The 139 graves found near migrants-trafficking camps in northern Malaysia holds only one body each, Malaysia's deputy home minister Wan Junaidi Tuanku Jaafar has said.
The Malaysian minister came up with the statement on Thursday, following previous suspicions that they could contain multiple corpses of trafficked migrants.
"There is no mass grave. This is one person, one grave," Reuters quoted Wan Junaidi Tuanku Jaafar.
In a press conference near the grave sites, the minister said that the bodies had been buried with "proper white wrapping" and ceremonial camphor had been used.
"Based on the size of the graves, and after the area was cleared... we have a clearer indication -- single grave, single person," he told reporters.
"The reason for the exhumation is to see whether a crime has been committed, violence was made against those people," the minister added.
"Based on our findings so far, seems like proper burial, the bodies were wrapped in white cloth. It is like the Muslim burial ... some are shallow graves, not all," Wan Junaidi said at a press conference in the border town of Wang Kelian.
Four bodies have so far been recovered since Malaysian police forensic teams began digging this week at abandoned jungle camps along the Malaysia-Thailand border. Wan Junaidi said the task should be completed by the first week of June.

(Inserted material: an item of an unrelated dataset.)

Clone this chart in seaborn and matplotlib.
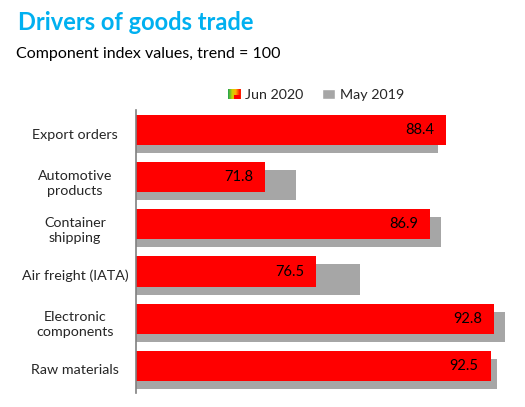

Wan Junaidi had said on Wednesday that 12 Malaysian police officials had been detained as a result, but on Thursday clarified that only two were directly connected with the discovery of the graves near the border village of Wang Kelian.
"Actually, two of them are suspects connected to the graves at Wang Kelian," the minister said. "The remainder are connected to human trafficking and to the operation we started in 2014. No connection to the graves."
He said the two police officers were suspected of involvement in transporting the migrants, but did not elaborate.